MSF prioriza o acesso à água potável como parte da nossa resposta de emergência em Chiure, no sul de Cabo Delgado, fornecendo 600 mil litros a dois centros de reassentamento em apenas duas semanas. ©Marília Gurgel/MSF

Nos primeiros 15 dias da resposta de emergência, MSF realizou 4.509 consultas médicas para adultos e crianças, identificou 31 casos de desnutrição, tratou 380 crianças com malária, facilitou atividades de saúde mental em grupo que alcançaram mais de 4 mil pessoas e garantiu o fornecimento de 600 mil litros de água potável. As equipes de saúde sexual e reprodutiva realizaram 397 consultas pré-natais, incluindo 281 exames iniciais, ressaltando o acesso limitado aos serviços de saúde nessas comunidades. 

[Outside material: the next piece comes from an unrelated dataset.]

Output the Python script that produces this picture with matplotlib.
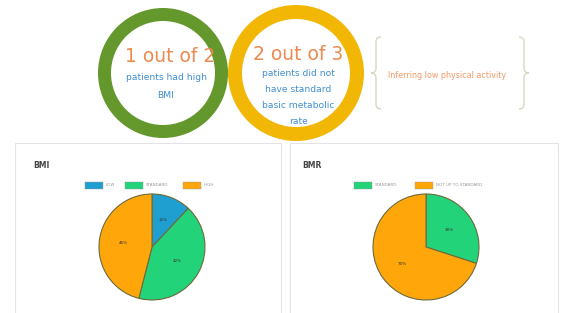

“Graças à nossa independência financeira e operacional, MSF continua presente e capaz de fornecer atendimento médico de emergência, apoio à saúde mental e outros serviços essenciais”, diz Sebastian. “Mas a escala da crise excede em muito o que qualquer organização pode resolver sozinha, já que a violência e o deslocamento elevam as necessidades a níveis sem precedentes.” 

Desde 20 de agosto, as famílias restantes em Micone e Namicir estão sendo transferidas para centros de reassentamento regulares na cidade de Chiure. MSF continua comprometida em fornecer cuidados e atender às necessidades das pessoas afetadas pelo conflito.